Effective monitoring relies on standardized protocols that allow comparison across sites and over time. Remote sensing can track vegetation cover, canopy complexity, and surface temperatures, while field surveys document species presence and habitat conditions. Community science initiatives expand data collection networks, fostering local investment and timely feedback. Data governance practices ensure privacy, equity, and data sharing that respects community norms. When monitoring reveals underperforming segments, adaptive management enables targeted interventions—restoring connectivity, removing barriers, or enhancing soil and water features. The resulting learning loop strengthens the credibility of green infrastructure as a shared, evidence-based strategy.
Accountability mechanisms are essential to sustain long-term commitments. Clear performance indicators aligned with ecological and social goals help municipalities evaluate progress and justify funding. Independent audits, peer reviews, and open data portals promote trust among residents and stakeholders. Periodic reviews can recalibrate priorities in light of new scientific findings, shifting urban demographics, or climate scenarios. Equally important is ensuring that benefit distribution remains fair, so vulnerable communities do not bear disproportionate burdens during maintenance or expansion phases. By embedding accountability into the design process, cities cultivate legitimacy for ambitious green infrastructure programs.
The final frontier is achieving truly integrated systems that intertwine biodiversity, climate adaptation, and human well-being. A holistic approach recognizes trade-offs, such as balancing public recreation with habitat protection or prioritizing heat mitigation in dense cores without neglecting peri-urban habitats. Multi-criteria decision analysis can help stakeholders evaluate options across ecological, social, and economic dimensions, revealing co-benefits and potential conflicts. Urban green networks should support both native and adaptable species, with management plans that respond to shifting phenologies and species ranges. Equitable access to high-quality greenspaces emerges as a central covenant, ensuring that resilience serves all residents.
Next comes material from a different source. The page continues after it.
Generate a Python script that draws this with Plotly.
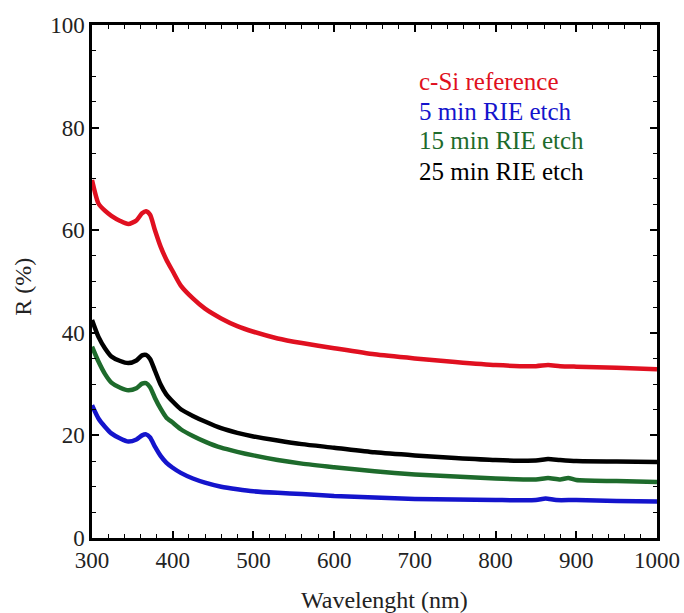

As cities pursue greener futures, investment in research, training, and participatory planning becomes indispensable. Educational programs for planners, ecologists, and community leaders help align scientific insights with practical action. Pilot projects demonstrate feasibility, while rigorous evaluations refine methodologies and transferability. Ultimately, the promise of green infrastructure lies in its capacity to fuse biodiversity protection with resilience dividends for people. When designed with humility, transparency, and a commitment to shared stewardship, urban ecosystems can flourish, offering habitat, cooling, flood mitigation, recreational value, and improved air quality for generations to come.